As the Aug 31 objection period deadline for the draft plan draws near, many landowners are concerned and worried that the plan may be confirmed without due consideration of their rights, interests and welfare.

Most of the residents welcome development but are not very sure what the draft plan is all about, especially the matters concerning the mechanism for developing the land.

“It is so confusing. I’m afraid to lose my house. It’s all I have. I want to stay here forever,’’ 69-year-old Aishah Mohd Tawil said with a sob.

The poor woman has apparently been impressed by the pictures of mega projects printed in the draft plan but wondered just where her little kampung house was going to fit in all those beautiful but daunting pictures.

“Can you blame us for seeking help from our wakil rakyat (MP) because the DBKL (Kuala Lumpur City Hall) did not want to listen to us or come here to see us,’’ 62-year-old Zakaria Yahaya said.

“I don’t care what party the MP (Titiwangsa MP Dr Lo’ Lo’ Mohamad Ghazali of PAS) represents, but she is the only one who can present our views in parliament,’’ the Kampung Baru native said.

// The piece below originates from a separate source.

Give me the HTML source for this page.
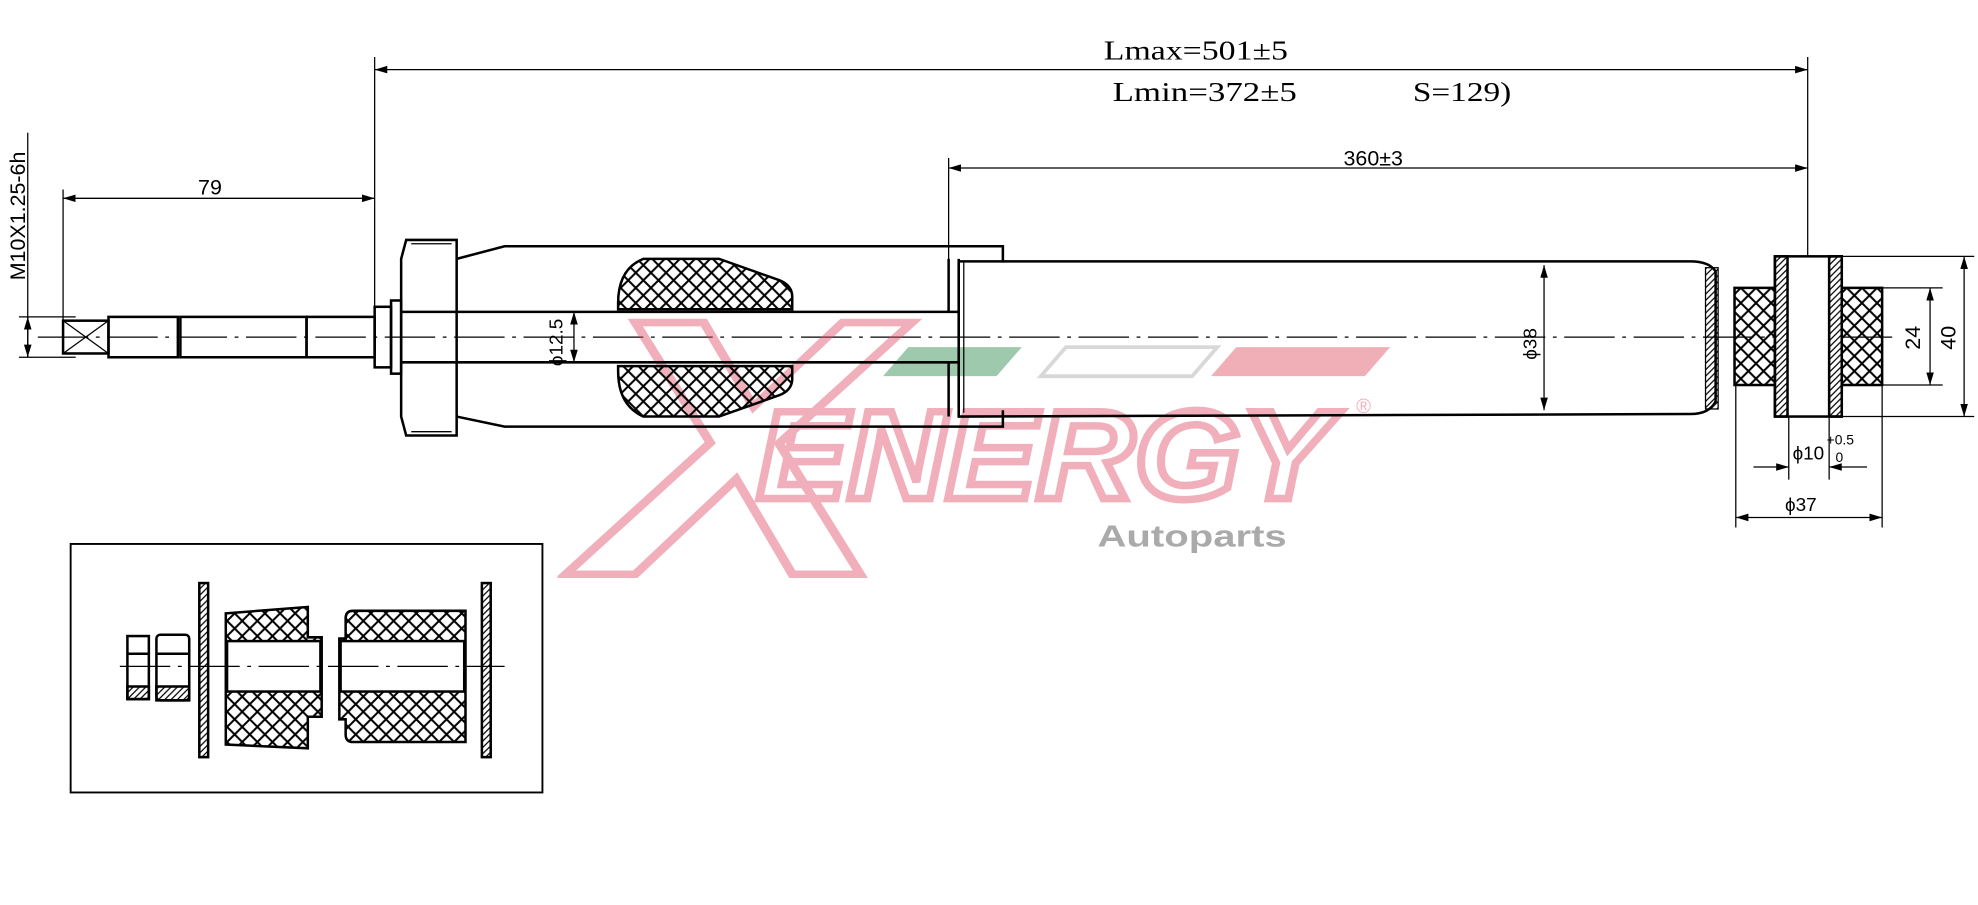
<!DOCTYPE html>
<html><head><meta charset="utf-8"><style>
html,body{margin:0;padding:0;background:#fff;}
svg{display:block;}
text{font-family:"Liberation Sans",sans-serif;}
text.s{font-family:"Liberation Serif",serif;}
</style></head><body>
<svg width="1978" height="905" viewBox="0 0 1568 717" xmlns="http://www.w3.org/2000/svg">
<defs>
<pattern id="xh" width="12" height="12" patternUnits="userSpaceOnUse">
<path d="M0 0L12 12M12 0L0 12" stroke="#000" stroke-width="1.6"/>
</pattern>
<pattern id="hh" width="5" height="5" patternUnits="userSpaceOnUse">
<path d="M0 5L5 0M-1 1L1 -1M4 6L6 4" stroke="#000" stroke-width="1"/>
</pattern>
<marker id="a" viewBox="0 0 10 6" refX="10" refY="3" markerWidth="10" markerHeight="6" orient="auto-start-reverse" markerUnits="userSpaceOnUse">
<path d="M0 0L10 3L0 6z" fill="#000"/>
</marker>
</defs>
<g fill="none" stroke="#000" stroke-width="1">
<line x1="297" y1="45" x2="297" y2="262"/>
<line x1="1433" y1="45" x2="1433" y2="205"/>
<line x1="297" y1="55" x2="1433" y2="55" marker-start="url(#a)" marker-end="url(#a)"/>
<line x1="752" y1="125" x2="752" y2="208"/>
<line x1="752" y1="133" x2="1433" y2="133" marker-start="url(#a)" marker-end="url(#a)"/>
<line x1="50" y1="150" x2="50" y2="256"/>
<line x1="50" y1="157" x2="297" y2="157" marker-start="url(#a)" marker-end="url(#a)"/>
<line x1="22" y1="105" x2="22" y2="283"/>
<line x1="15" y1="251" x2="60" y2="251"/>
<line x1="15" y1="283" x2="60" y2="283"/>
<line x1="22" y1="251" x2="22" y2="283" marker-start="url(#a)" marker-end="url(#a)"/>
<line x1="30" y1="267" x2="1500" y2="267" stroke-dasharray="40 6 3 6"/>
</g>
<g opacity="0.45">
<path d="M700 298L720 275L810 275L790 298Z" fill="#2a8a4a"/>
<path d="M825 298L845 275L965 275L945 298Z" fill="none" stroke="#aaa" stroke-width="3"/>
<path d="M960 298L980 275L1102 275L1082 298Z" fill="#e05060"/>
<text x="465" y="455" font-size="290" font-weight="bold" font-style="italic" style="fill:none;stroke:#e0506a;stroke-width:6" textLength="240" lengthAdjust="spacingAndGlyphs">X</text>
<text x="600" y="395" font-size="100" font-weight="bold" font-style="italic" style="fill:none;stroke:#e0506a;stroke-width:6" textLength="455" lengthAdjust="spacingAndGlyphs">ENERGY</text>
<text x="1075" y="327" font-size="16" style="fill:#e0506a">®</text>
</g>
<text x="870" y="433" font-size="24" font-weight="bold" style="fill:#aaa" textLength="150" lengthAdjust="spacingAndGlyphs">Autoparts</text>
<g fill="none" stroke="#000" stroke-width="2">
<rect x="50" y="254" width="36" height="26"/>
<path d="M50 254L86 280M86 254L50 280" stroke-width="1"/>
<rect x="86" y="251" width="55" height="32"/>
<rect x="143" y="251" width="100" height="32"/>
<rect x="243" y="251" width="54" height="32"/>
<rect x="297" y="243" width="13" height="48"/>
<rect x="310" y="238" width="8" height="58"/>
<path d="M322 190L362 190L362 345L322 345L318 330L318 205Z"/>
<path d="M326 193L358 193M326 342L358 342" stroke-width="1"/>
<path d="M362 205L400 195L795 195L795 208M362 330L400 338L795 338L795 325"/>
<path d="M318 247L760 247M318 287L760 287"/>
<path d="M490 240Q490 213 510 205L570 205L618 222Q628 226 628 235L628 245L490 245Z" fill="url(#xh)"/>
<path d="M490 294Q490 321 510 330L570 330L618 313Q628 309 628 300L628 290L490 290Z" fill="url(#xh)"/>
<path d="M752 205L752 247M752 287L752 330M760 208L760 330"/>
<path d="M760 205L760 330L1340 328Q1355 328 1360 318L1360 215Q1355 207 1340 207L760 207"/>
<path d="M764 208L764 327" stroke-width="1"/>
<rect x="1352" y="212" width="10" height="112" fill="url(#hh)" stroke-width="1"/>
<rect x="1375" y="228" width="117" height="77" fill="url(#xh)"/>
<rect x="1407" y="203" width="53" height="127" fill="#fff"/>
<rect x="1407" y="203" width="10" height="127" fill="url(#hh)"/>
<rect x="1450" y="203" width="10" height="127" fill="url(#hh)"/>
</g>
<g fill="none" stroke="#000" stroke-width="1">
<line x1="1224" y1="210" x2="1224" y2="325" marker-start="url(#a)" marker-end="url(#a)"/>
<line x1="455" y1="247" x2="455" y2="287" marker-start="url(#a)" marker-end="url(#a)"/>
<line x1="1460" y1="203" x2="1565" y2="203"/><line x1="1460" y1="330" x2="1565" y2="330"/>
<line x1="1557" y1="203" x2="1557" y2="330" marker-start="url(#a)" marker-end="url(#a)"/>
<line x1="1492" y1="228" x2="1540" y2="228"/><line x1="1492" y1="305" x2="1540" y2="305"/>
<line x1="1530" y1="228" x2="1530" y2="305" marker-start="url(#a)" marker-end="url(#a)"/>
<line x1="1418" y1="330" x2="1418" y2="380"/><line x1="1450" y1="330" x2="1450" y2="380"/>
<line x1="1390" y1="370" x2="1418" y2="370" marker-end="url(#a)"/><line x1="1480" y1="370" x2="1450" y2="370" marker-end="url(#a)"/>
<line x1="1376" y1="305" x2="1376" y2="418"/><line x1="1492" y1="305" x2="1492" y2="418"/>
<line x1="1376" y1="410" x2="1492" y2="410" marker-start="url(#a)" marker-end="url(#a)"/>
</g>
<text class="s" x="875" y="47" font-size="22" textLength="146" lengthAdjust="spacingAndGlyphs">Lmax=501±5</text>
<text class="s" x="882" y="80" font-size="22" textLength="146" lengthAdjust="spacingAndGlyphs">Lmin=372±5</text>
<text class="s" x="1120" y="80" font-size="22" textLength="78" lengthAdjust="spacingAndGlyphs">S=129)</text>
<text x="1065" y="131" font-size="17">360±3</text>
<text x="157" y="154" font-size="17">79</text>
<text transform="translate(20,222) rotate(-90)" font-size="17">M10X1.25-6h</text>
<text transform="translate(446,290) rotate(-90)" font-size="15">ϕ12.5</text>
<text transform="translate(1218,285) rotate(-90)" font-size="15">ϕ38</text>
<text transform="translate(1522,277) rotate(-90)" font-size="17">24</text>
<text transform="translate(1550,277) rotate(-90)" font-size="17">40</text>
<text x="1421" y="364" font-size="15">ϕ10</text>
<text x="1448" y="352" font-size="11">+0.5</text>
<text x="1455" y="366" font-size="11">0</text>
<text x="1415" y="405" font-size="15">ϕ37</text>
<rect x="56" y="431" width="374" height="197" fill="none" stroke="#000" stroke-width="1.5"/>
<g stroke="#000" stroke-width="2" fill="none">
<rect x="101" y="504" width="17" height="50"/>
<rect x="101" y="544" width="17" height="10" fill="url(#hh)"/>
<line x1="101" y1="518" x2="118" y2="518"/>
<rect x="124" y="503" width="26" height="52" rx="3"/>
<rect x="124" y="544" width="26" height="11" fill="url(#hh)"/>
<line x1="124" y1="518" x2="150" y2="518"/>
<rect x="158" y="462" width="7" height="138" fill="url(#hh)"/>
<rect x="382" y="462" width="7" height="138" fill="url(#hh)"/>
<path d="M179 486L244 481L244 505L255 505L255 568L244 568L244 593L179 590Z" fill="url(#xh)"/>
<rect x="180" y="508" width="74" height="40" fill="#fff"/>
<path d="M280 484L369 484L369 588L280 588Q274 588 274 582L274 570L269 570L269 506L274 506L274 490Q274 484 280 484Z" fill="url(#xh)"/>
<rect x="270" y="508" width="98" height="40" fill="#fff"/>
</g>
<line x1="95" y1="528" x2="400" y2="528" stroke="#000" stroke-width="1" stroke-dasharray="40 6 3 6"/>
</svg>
</body></html>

Resident Hashidah Abdul Razak said she would never trust anyone again when it concerned development affecting her home.

Hashidah, 50. said both her father Abdul Razak Syed and grandfather Mohd Sayed were cheated in the 1980s when a developer friend forged the S&P documents to swindle them of their land in Kampung Baru.

Hashidah has not recovered from the pain and anguish brought upon by endless court battles and an out- of-court settlement that was only half of what the property was worth.

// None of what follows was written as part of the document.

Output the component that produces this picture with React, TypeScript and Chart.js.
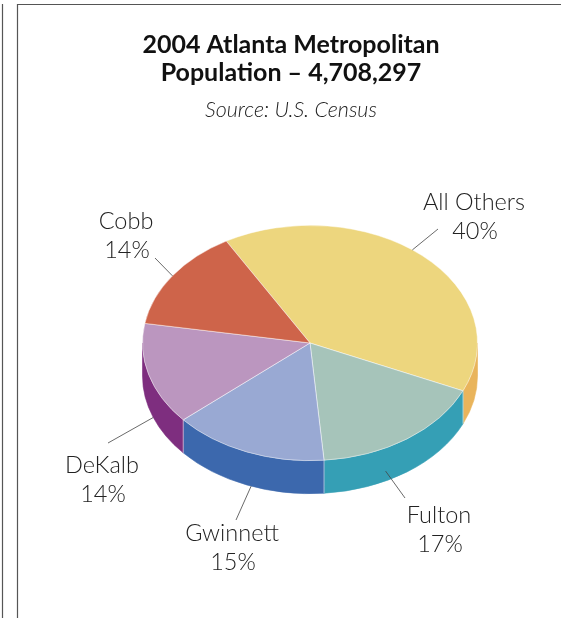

“It makes no difference to me who develops Kampung Baru but I will not be cheated again,’’ she said.

“We want to make sure that outsiders are not involved in the development of Kampung Baru,’’ Hashidah said.

However, former Titiwangsa MP Datuk Seri Suleiman Moahamed insists that Kampung Baru must move with the times to progress and modern development would help upgrade the lifestyle of the residents.

“Traditions and sentimentality are fine, but the residents must understand that for Kampung Baru to progress, the residents must embrace change,’’ he said.